The government had already placed large liquidity buffers to support growth. Destry said the government deposited Rp 276 trillion in the banking sector to push lending rates down and open more room for investment. She urged Kadin Indonesia, the country’s main business association, to mobilize the private sector to seize the available liquidity.
“It is not possible for the government alone to move. We also need encouragement from the private sector,” she said during the Indonesian Chamber of Commerce and Industry (Kadin) National Leadership Meeting. She noted that banks had begun reopening their risk appetite after the central bank’s policy rate cuts, adding, “However, we are waiting for the demand side to match the existing liquidity supply.”
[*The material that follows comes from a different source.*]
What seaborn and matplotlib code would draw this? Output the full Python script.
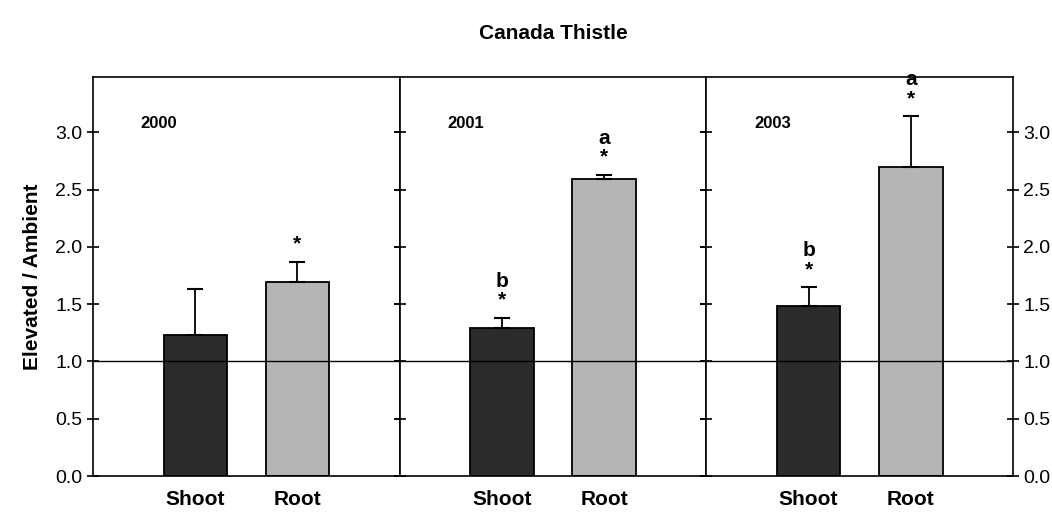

Destry warned that without stronger credit demand, banks would channel liquidity back to BI through the deposit facility or into government securities. “This is what we do not want. We have already imposed limits at BI,” she said. She also underlined BI’s role as lender of last resort, stating, “As the lender of last resort, if a bank needs a loan, we must provide it. If it cannot place funds in the interbank market, we must accept them. That is the deposit facility.”
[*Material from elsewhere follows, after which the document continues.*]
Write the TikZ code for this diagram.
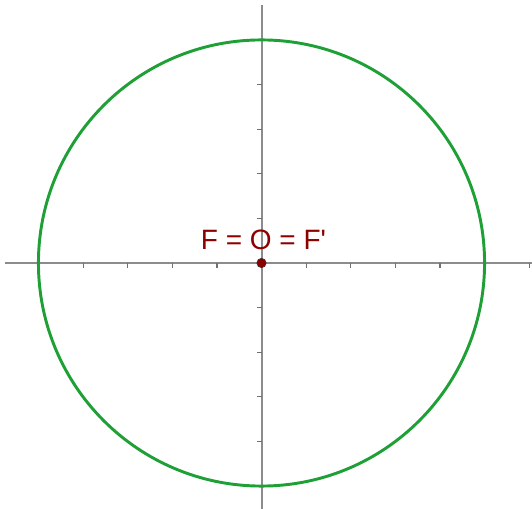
\documentclass[tikz,border=0pt]{standalone}
\usepackage{fontspec}
\setmainfont{Liberation Sans}
\definecolor{axisgray}{RGB}{140,140,140}
\definecolor{circgreen}{RGB}{30,160,55}
\definecolor{ptred}{RGB}{140,0,0}
\begin{document}
\begin{tikzpicture}[x=0.75pt,y=-0.75pt,
  axisline/.style={draw=axisgray,line width=1.5pt},
  tickmark/.style={draw=axisgray!80!black,line width=0.9pt},
  ellipseline/.style={draw=circgreen,line width=2.2pt},
  ptdot/.style={circle,fill=ptred,draw=black!80,line width=0.5pt,inner sep=0pt,minimum size=7pt},
  ptlabel/.style={text=ptred,font=\fontsize{21}{24}\selectfont,inner sep=0pt,anchor=base}]
\useasboundingbox (0,0) rectangle (532,509);
\coordinate (xl) at (5,263);
\coordinate (xr) at (532,263);
\coordinate (yt) at (261.5,5);
\coordinate (yb) at (261.5,509);
\draw[axisline] (xl) -- (xr);
\draw[axisline] (yt) -- (yb);
\foreach \i in {-4,-3,-2,-1,1,2,3,4,6} {
  \draw[tickmark] (261.5+44.6*\i,263) -- ++(0,5);
}
\foreach \i in {-4,-3,-2,-1,1,2,3,4} {
  \draw[tickmark] (261.5,263+44.6*\i) -- ++(-5,0);
}
\node[ptdot] (O) at (261.5,263) {};
\draw[ellipseline] (O.center) circle[radius=167.3pt];
\node[ptlabel] (lab) at (263.5,250) {F = O = F\textquotesingle};
\end{tikzpicture}
\end{document}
Finance Minister Purbaya Yudhi Sadewa struck an equally optimistic tone at the same event. He said Indonesia could achieve 6 percent growth with ease and reach 6.5 percent without major difficulty, adding, “Seven percent or eight percent will require extra effort.”
He compared Indonesia’s growth engines across administrations. He said the economy grew an average of 6 percent under President Susilo Bambang Yudhoyono because the private sector played the dominant role and Kadin’s contribution was substantial. “During the SBY era he did not build massive infrastructure. Why could the economy reach 6 percent? Because he allowed the real sector to grow, the private sector grew, and Kadin’s role at that time was certainly significant,” he said.
He added that growth under President Joko Widodo averaged around 5 percent because the government assumed the role of the main economic engine through large-scale infrastructure spending. “He built infrastructure everywhere, but the private sector’s role was smaller, and as a result growth was only 5 percent,” he said.
Purbaya said the administration of President Prabowo Subianto aimed to restore balance between private investment and government spending so the policy momentum of 2025 could translate into stronger growth in 2026.